Zuma has approached the court and filed an application to review the report as well as to have it set aside. Spokesperson Oupa Segalwe said the Public Protector Busi Mkhwebane was still weighing up available options.
"We are still consulting," he said on Monday.
In his challenge to the report, Zuma said it was not the public protector's role to get involved in the environment of the executive. Madonsela recommended that Zuma institute a judicial inquiry and Chief Justice Mogoeng Mogoeng should appoint the judge to lead the commission.
Zuma's decision to challenge the report was met with condemnation from various political parties, including the Economic Freedom Fighters, Congress of the People and the Democratic Alliance, who all viewed the move as a delay tactic.
The DA has said it would be heading to the Constitutional Court to force Zuma to appoint an inquiry.

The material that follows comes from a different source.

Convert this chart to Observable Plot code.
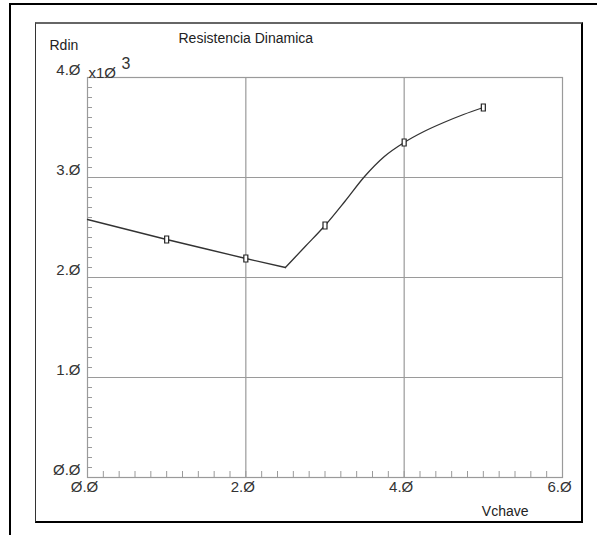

"We will file papers today to compel President Jacob Zuma to appoint a commission of inquiry immediately. It's insufficient to give notice of a review," Federal Chairperson James Selfe said.
The Nkandla judgment obliged Zuma to carry out remedial action unless it's set aside, and that was not done in this matter, Selfe said.
The DA chairperson said the party would approach the Constitutional Court because the matter fell under its exclusive jurisdiction.
"It's about the powers of the public protector and those of the president," he said.
Constitutional law expert Professor Marinus Weichers said he believed the DA raised a valid point in saying the public protector's remedial action is binding but felt the party's bid was premature.
"The Constitutional Court is generally hesitant if lower courts have not decided on it yet," said Weichers.
He said he did not believe the DA's bid would succeed.
"Zuma is in the lower courts, the ConCourt might just say let's wait and see how that goes."